Date: 2012-08-14 12:28 am (UTC)From: [identity profile] ivy03.livejournal.com
I've had a copy of this for a while. I'll have to dig it out. Much less useful was A Thousand Days of Wonder, which I read when my nephew was born. I read it cause it has some stuff about the neurology of infants that was interesting, but it's as if he decided to write this book before he had a kid, and then when he had a kid all he really cared about was her, so it turns into vaguely guilty ramblings about parenthood. I'd given it to my brother before I read it and he gave up on it, but I can try to find it if you're at all interested.

Date: 2012-08-14 04:14 am (UTC)From: [identity profile] viridian.livejournal.com
ext_27667: (general: framed and dried)
Kids who think they succeeded because of an inherent quality they have no control over have no feedback for improvement and tend to subsequently give up on anything they don't succeed at immediately.

This is so ridiculously true for me. At some point I got it into my head that having to work hard at something meant you weren't good enough to just do it. That is probably emphatically not the message that kids need to learn, but I feel like I was explicitly told, at some point, "oh, you don't need to work hard at this, you just get it", in a tone of pride - maybe not by my parents, but by a teacher or someone that I looked up to.

Date: 2012-08-14 04:54 am (UTC)From: [identity profile] momerath4.livejournal.com
The research by Carol Dweck on praising kids for effort rather than being smart totally blew my mind the first time I read about it—it made me look at my own upbringing in a completely new light. She has her own book on the subject, which I have yet to read, but I've heard her speak and she's very clear and engaging in person. It's called Mindset, if you're interested.

Date: 2012-08-14 11:51 am (UTC)From: [identity profile] jethrien.livejournal.com
Not really, with that rousing endorsement.

Date: 2012-08-14 11:54 am (UTC)From: [identity profile] jethrien.livejournal.com
Yeah, me too. I think my parents actually did a pretty good job of mostly getting the right idea across, but I still picked up a lot of terror of being wrong that I think still keeps me from doing ambitious things today. I don't think it's actually my parents' fault--more peers and teachers.

Date: 2012-08-14 10:45 pm (UTC)From: [identity profile] edgehopper.livejournal.com
I'll have to pick this up, but the one I've been reading that covers similar ideas is "It's OK Not to Share...and Other Rules for Raising Competent and Compassionate Kids." It sounds like "It's OK Not to Share" focuses more on how to implement these ideas, something I'll need in particular because while I'm certainly not going to be the kind of dad to give unwarranted praise, my natural inclination is still to judge and praise for actual good work...and apparently that's not great either at the 3-7 age range :)

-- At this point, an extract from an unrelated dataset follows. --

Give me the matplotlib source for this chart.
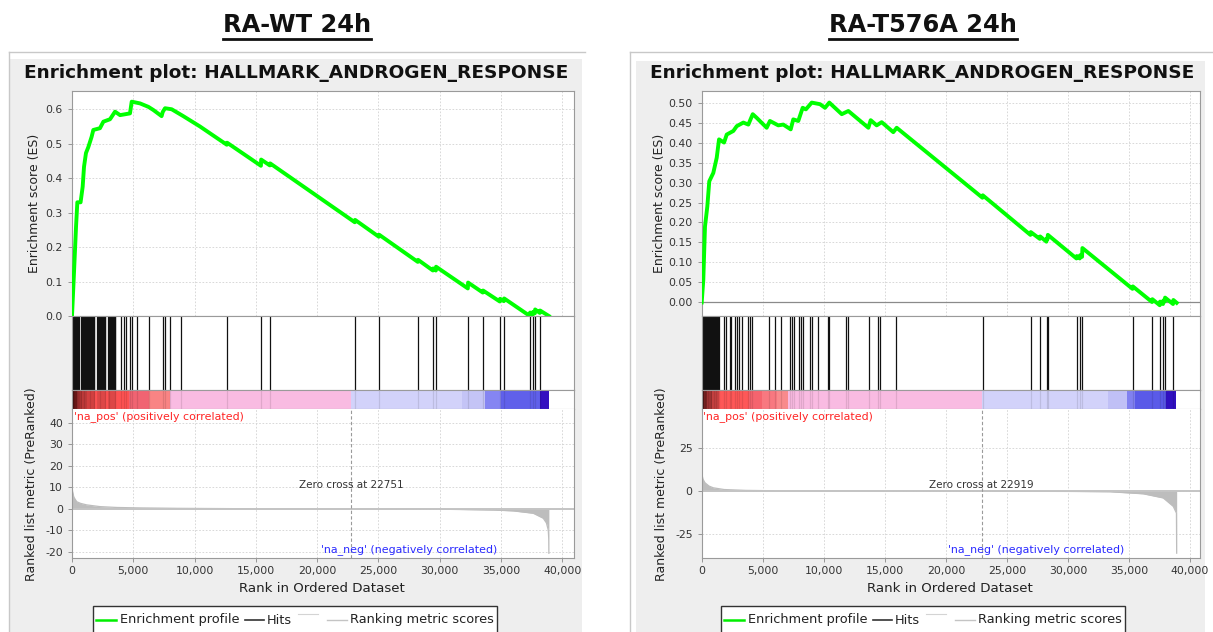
import matplotlib
matplotlib.use("Agg")
import matplotlib.pyplot as plt
import matplotlib.transforms as mtransforms
from matplotlib.patches import Rectangle
from matplotlib.lines import Line2D
from matplotlib.ticker import FuncFormatter

plt.rcParams['font.family'] = ['DejaVu Sans']
plt.rcParams['axes.unicode_minus'] = False

W, H, DPI = 1213, 632, 100

# ------------------------------------------------------------------ data
panel_titles = ["RA-WT 24h", "RA-T576A 24h"]
gene_set = "HALLMARK_ANDROGEN_RESPONSE"
zero_cross = [22751, 22919]
pos_label = "'na_pos' (positively correlated)"
neg_label = "'na_neg' (negatively correlated)"
legend_labels = ["Enrichment profile", "Hits", "Ranking metric scores"]

x_ticks = [0, 5000, 10000, 15000, 20000, 25000, 30000, 35000, 40000]
wt_es_ticks = [0.0, 0.1, 0.2, 0.3, 0.4, 0.5, 0.6]
t576a_es_ticks = [0.00, 0.05, 0.10, 0.15, 0.20, 0.25, 0.30, 0.35, 0.40, 0.45, 0.50]
wt_metric_ticks = [-20, -10, 0, 10, 20, 30, 40]
t576a_metric_ticks = [-25, 0, 25]

# running enrichment score, RA-WT
wt_es_rank = [0, 160, 330, 435, 700, 870, 980, 1140, 1330, 1600, 1740, 2280, 2560,
              3100, 3510, 3920, 4730, 4870, 5550, 6230, 6630, 7310, 7400, 7590,
              8130, 9080, 10440, 12630, 12650, 15410, 15430, 16140, 16160, 23070,
              23090, 25030, 25050, 28210, 28230, 29440, 29460, 29680, 29700, 32290,
              32310, 33510, 33530, 34900, 34920, 35230, 35250, 37350, 37370, 37590,
              37610, 37760, 37780, 38160, 38180, 38900]
wt_es = [0.0, 0.124, 0.26, 0.33, 0.33, 0.375, 0.433, 0.473, 0.49, 0.52, 0.54, 0.545, 0.564,
         0.571, 0.593, 0.583, 0.588, 0.622, 0.617, 0.607, 0.598, 0.58, 0.592, 0.603,
         0.600, 0.58, 0.55, 0.497, 0.503, 0.436, 0.454, 0.437, 0.443, 0.272,
         0.279, 0.230, 0.236, 0.157, 0.163, 0.132, 0.138, 0.132, 0.143, 0.080,
         0.097, 0.068, 0.074, 0.042, 0.050, 0.043, 0.051, 0.0, 0.010, 0.004,
         0.012, 0.008, 0.019, 0.009, 0.016, 0.0]

# running enrichment score, RA-T576A
t576a_es_rank = [0, 130, 270, 460, 620, 950, 1230, 1420, 1830, 2050, 2590, 2870, 3410,
                 3820, 4180, 4500, 5320, 5590, 6270, 6680, 7290, 7500, 7910, 8270, 8530,
                 9010, 9690, 10100, 10450, 11470, 12010, 13650, 13840, 14330, 14740,
                 15690, 15970, 22990, 23020, 26920, 26950, 27690, 27720, 28230, 28260,
                 28320, 28350, 30690, 30720, 30960, 30990, 31150, 31180, 35280, 35310,
                 36880, 36910, 37510, 37540, 37780, 37810, 37920, 37950, 38600, 38630, 38900]
t576a_es = [0.0, 0.056, 0.19, 0.24, 0.303, 0.324, 0.362, 0.408, 0.40, 0.42, 0.429, 0.441, 0.45,
            0.445, 0.471, 0.462, 0.437, 0.454, 0.443, 0.445, 0.433, 0.458, 0.454, 0.487, 0.483,
            0.50, 0.496, 0.487, 0.50, 0.471, 0.479, 0.437, 0.456, 0.443, 0.451,
            0.426, 0.437, 0.262, 0.268, 0.169, 0.176, 0.159, 0.165, 0.152, 0.160,
            0.158, 0.169, 0.110, 0.116, 0.110, 0.118, 0.114, 0.136, 0.034, 0.040,
            0.001, 0.008, -0.007, 0.002, -0.004, 0.005, 0.002, 0.012, -0.004, 0.006, -0.001]

# gene-set member positions in the ranked list
wt_hits = [10, 70, 130, 190, 250, 310, 370, 430, 490, 540,
           730, 800, 870, 940, 1010, 1080, 1140,
           1220, 1290, 1360, 1430, 1500, 1570, 1640, 1710, 1780, 1820,
           2040, 2110, 2180, 2250, 2320, 2390, 2460, 2530, 2600, 2670, 2720,
           2910, 2980, 3050, 3120, 3190, 3260, 3330, 3400, 3470, 3530,
           4020, 4210, 4430, 4760, 4890, 5300, 6310, 7400, 7610, 8020, 8890,
           12640, 15420, 16150, 23080, 25040, 28220, 29450, 29690, 32300, 33520,
           34910, 35240, 37360, 37600, 37770, 38170]
t576a_hits = [10, 70, 130, 190, 250, 310, 370, 430, 490, 550, 610, 670, 730, 790,
              850, 910, 970, 1030, 1090, 1150, 1210, 1270, 1330, 1390,
              1850, 2020, 2290, 2430, 2760, 2890, 3030, 3300, 3790, 3980, 4120,
              5490, 6030, 6520, 7260, 7400, 7530, 8000, 8130, 8300, 8900, 9030,
              9530, 10320, 10430, 11820, 12010, 13700, 14410, 14600, 15910,
              23010, 26940, 27710, 28250, 28340, 30710, 30980, 31170, 35300,
              36900, 37530, 37800, 37940, 38620]

# ranked list metric
wt_metric_rank = [0, 50, 150, 380, 700, 1200, 2280, 3670, 5500, 8650, 15000, 22751,
                  30000, 34450, 36000, 37630, 38440, 38700, 38850, 38890, 38900]
wt_metric = [10.4, 8.0, 5.5, 3.4, 2.6, 1.9, 1.1, 0.7, 0.5, 0.3, 0.1, 0.0,
             -0.1, -0.5, -0.9, -2.0, -4.3, -6.5, -9.8, -14.0, -20.6]
t576a_metric_rank = [0, 100, 270, 600, 950, 1830, 3600, 7000, 15000, 22919,
                     30000, 33440, 36170, 37800, 38620, 38880, 38900]
t576a_metric = [10.8, 7.0, 4.9, 3.0, 2.0, 1.0, 0.5, 0.2, 0.1, 0.0,
                -0.1, -0.3, -1.5, -3.9, -8.8, -12.7, -36.0]

# heat strip under the hits (segment edges along the ranked list and their colours)
wt_bar_edges = [0, 200, 410, 820, 1220, 1900, 4620, 6250, 8020, 22751, 31800,
                33700, 35000, 38200, 38900]
wt_bar_colors = ['#4e1010', '#7a1c1c', '#b03434', '#d84242', '#f04a4a', '#fd5252',
                 '#f06472', '#f98484', '#f9bbe2', '#d2d2fa', '#c4c4f6', '#8585f2',
                 '#6060ea', '#3510c0']
t576a_bar_edges = [0, 200, 430, 840, 1390, 3850, 4940, 6170, 7090, 22919, 33250,
                   34860, 35490, 38030, 38820]
t576a_bar_colors = ['#5a1414', '#8a2828', '#b83c3c', '#e24a4a', '#fe5858', '#f5646e',
                    '#f87880', '#f98a8c', '#f9bbe2', '#d2d2fa', '#c0c0f6', '#8080f0',
                    '#5a5ae8', '#3010c0']

panels = [
    dict(title=panel_titles[0], x0=72, x1=574, xmax=40950,
         es_rank=wt_es_rank, es=wt_es, es_ticks=wt_es_ticks, es_fmt="{:.1f}",
         es_lim=(0.0, 0.653), hits=wt_hits,
         m_rank=wt_metric_rank, metric=wt_metric, m_ticks=wt_metric_ticks,
         m_lim=(-22.8, 46.5), zc=zero_cross[0],
         bar_edges=wt_bar_edges, bar_colors=wt_bar_colors,
         frame=(9, 585, 10, 582, 59), legend_x=93, title_x=296.5,
         es_label_x=35, m_label_x=32),
    dict(title=panel_titles[1], x0=701.7, x1=1200, xmax=40810,
         es_rank=t576a_es_rank, es=t576a_es, es_ticks=t576a_es_ticks, es_fmt="{:.2f}",
         es_lim=(-0.034, 0.529), hits=t576a_hits,
         m_rank=t576a_metric_rank, metric=t576a_metric, m_ticks=t576a_metric_ticks,
         m_lim=(-38.8, 47.8), zc=zero_cross[1],
         bar_edges=t576a_bar_edges, bar_colors=t576a_bar_colors,
         frame=(630, 1213, 636, 1205, 61), legend_x=721, title_x=922.5,
         es_label_x=659, m_label_x=661.5),
]

# ------------------------------------------------------------------ figure
fig = plt.figure(figsize=(W / DPI, H / DPI), dpi=DPI)
fig.patch.set_facecolor('white')


def fx(x):
    return x / W


def fy(y):
    return 1 - y / H


def add_axes_px(x0, y0, x1, y1):
    return fig.add_axes([fx(x0), fy(y1), (x1 - x0) / W, (y1 - y0) / H])


SPINE = '#9a9a9a'
GRID = dict(color='#d2d2d2', lw=0.6, ls=(0, (2, 2)))
TICK_KW = dict(labelsize=7.8, labelcolor='#333333', color='#888888', length=3, width=0.6)
ES_TOP, HIT_TOP, BAR_TOP, BAR_BOT, M_BOT = 91, 316, 390, 409, 558

for p in panels:
    fl, fr, gl, gr, gt = p['frame']
    # gray panel background with a thin frame line
    fig.add_artist(Rectangle((fx(gl), 0), fx(gr) - fx(gl), fy(gt), transform=fig.transFigure,
                             facecolor='#eeeeee', edgecolor='none', zorder=-2))
    fig.add_artist(Line2D([fx(fl), fx(fr)], [fy(52), fy(52)], transform=fig.transFigure,
                          color='#c8c8c8', lw=1, zorder=-1))
    fig.add_artist(Line2D([fx(fl), fx(fl)], [fy(52), 0], transform=fig.transFigure,
                          color='#c8c8c8', lw=1, zorder=-1))

    cx = (p['x0'] + p['x1']) / 2
    fig.text(fx(p['title_x']), fy(73.5), "Enrichment plot: " + gene_set, ha='center',
             va='center', fontsize=13.3, fontweight='bold', color='#111111')

    # --- enrichment score
    ax = add_axes_px(p['x0'], ES_TOP, p['x1'], HIT_TOP)
    ax.plot(p['es_rank'], p['es'], color='#00ff00', lw=2.8, solid_joinstyle='round', zorder=3)
    ax.set_xlim(0, p['xmax'])
    ax.set_ylim(*p['es_lim'])
    ax.set_xticks(x_ticks)
    ax.set_yticks(p['es_ticks'])
    ax.yaxis.set_major_formatter(FuncFormatter(lambda v, _, f=p['es_fmt']: f.format(v)))
    ax.tick_params(axis='x', length=0, labelbottom=False)
    ax.tick_params(axis='y', **TICK_KW)
    ax.grid(True, **GRID)
    ax.set_axisbelow(True)
    if p['es_lim'][0] < 0:
        ax.axhline(0, color='#8a8a8a', lw=0.9, zorder=2)
    for s in ax.spines.values():
        s.set_color(SPINE)
        s.set_linewidth(0.8)

    # --- hits
    axh = add_axes_px(p['x0'], HIT_TOP, p['x1'], BAR_TOP)
    axh.vlines(p['hits'], 0, 1, color='#111111', lw=0.9)
    axh.set_xlim(0, p['xmax'])
    axh.set_ylim(0, 1)
    axh.set_xticks([])
    axh.set_yticks([])
    for s in axh.spines.values():
        s.set_color(SPINE)
        s.set_linewidth(0.8)

    # --- heat strip
    axb = add_axes_px(p['x0'], BAR_TOP, p['x1'], BAR_BOT)
    edges, cols = p['bar_edges'], p['bar_colors']
    for a, b, c in zip(edges[:-1], edges[1:], cols):
        axb.axvspan(a, b, color=c, lw=0)
    axb.vlines(p['hits'], 0, 1, color='black', lw=0.9, alpha=0.10)
    axb.set_xlim(0, p['xmax'])
    axb.set_ylim(0, 1)
    axb.set_xticks([])
    axb.set_yticks([])
    for s in axb.spines.values():
        s.set_color(SPINE)
        s.set_linewidth(0.8)

    # --- ranked list metric
    axm = add_axes_px(p['x0'], BAR_BOT, p['x1'], M_BOT)
    axm.fill_between(p['m_rank'], p['metric'], 0, color='#bdbdbd', lw=0, zorder=2)
    axm.plot(p['m_rank'], p['metric'], color='#bdbdbd', lw=0.9, zorder=2)
    axm.axhline(0, color='#c4c4c4', lw=1.4, zorder=2)
    axm.axvline(p['zc'], color='#9a9a9a', lw=0.8, ls=(0, (3, 2)), zorder=2)
    axm.set_xlim(0, p['xmax'])
    axm.set_ylim(*p['m_lim'])
    axm.set_xticks(x_ticks)
    axm.set_yticks(p['m_ticks'])
    axm.xaxis.set_major_formatter(FuncFormatter(lambda v, _: "{:,}".format(int(v))))
    axm.tick_params(axis='both', **TICK_KW)
    axm.tick_params(axis='x', pad=2.5)
    axm.grid(True, **GRID)
    axm.set_axisbelow(True)
    for s in axm.spines.values():
        s.set_color(SPINE)
        s.set_linewidth(0.8)
    axm.spines['top'].set_visible(False)

    blend = mtransforms.blended_transform_factory(axm.transData, axm.transAxes)
    axm.text(p['zc'], 0.49, "Zero cross at {}".format(p['zc']), transform=blend,
             ha='center', va='center', fontsize=7.5, color='#333333')
    axm.text(0.003, 0.946, pos_label, transform=axm.transAxes, ha='left', va='center',
             fontsize=7.9, color='#ff2424', clip_on=False)
    axm.text(0.672, 0.06, neg_label, transform=axm.transAxes, ha='center', va='center',
             fontsize=7.9, color='#2a2aff')

    # axis titles
    fig.text(fx(p['es_label_x']), fy(203), "Enrichment score (ES)", rotation=90,
             ha='center', va='center', fontsize=9, color='#222222')
    fig.text(fx(p['m_label_x']), fy(484), "Ranked list metric (PreRanked)", rotation=90,
             ha='center', va='center', fontsize=9, color='#222222')
    fig.text(fx(cx - 1), fy(588), "Rank in Ordered Dataset", ha='center', va='center',
             fontsize=9.6, color='#222222')

    # legend
    L = p['legend_x']
    fig.add_artist(Rectangle((fx(L), fy(640)), (404) / W, (640 - 606) / H,
                             transform=fig.transFigure, facecolor='white',
                             edgecolor='#333333', lw=1.0, zorder=1))
    ly = fy(620)

    def seg(x0, x1, y, color, lw):
        fig.add_artist(Line2D([fx(L + x0), fx(L + x1)], [y, y], transform=fig.transFigure,
                              color=color, lw=lw, zorder=2))

    seg(3, 23, ly, '#00ee00', 1.8)
    fig.text(fx(L + 27), ly, legend_labels[0], ha='left', va='center', fontsize=9.3,
             color='#222222', zorder=2)
    seg(152, 171, ly, '#333333', 1.2)
    fig.text(fx(L + 174), ly, legend_labels[1], ha='left', va='center', fontsize=9.3,
             color='#222222', zorder=2)
    seg(205, 225, fy(614), '#d4d4d4', 0.8)
    seg(234, 254, ly, '#c4c4c4', 1.0)
    fig.text(fx(L + 257), ly, legend_labels[2], ha='left', va='center', fontsize=9.3,
             color='#222222', zorder=2)

# underlined condition titles
title_centers = [297, 923]
titles = []
for t, c in zip(panel_titles, title_centers):
    titles.append(fig.text(fx(c), fy(25), t, ha='center', va='center', fontsize=17.4,
                           fontweight='bold', color='#111111'))
fig.canvas.draw()
renderer = fig.canvas.get_renderer()
for t in titles:
    bb = t.get_window_extent(renderer)
    fig.add_artist(Line2D([bb.x0 / W, bb.x1 / W], [fy(38.5), fy(38.5)],
                          transform=fig.transFigure, color='#111111', lw=2.0))

fig.savefig("out.png", dpi=DPI)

Date: 2012-08-14 10:50 pm (UTC)From: [identity profile] jethrien.livejournal.com
Praising for actual good work is fine, and important, from what I understand. It's just important not to say they did well because of inherent qualities. So not "you're so smart", but "you really improved your handwriting" and "wow, working on those flashcards really paid off" and "I really like all the tiny flowers, that must have taken a lot of time to get right". Praise is still important.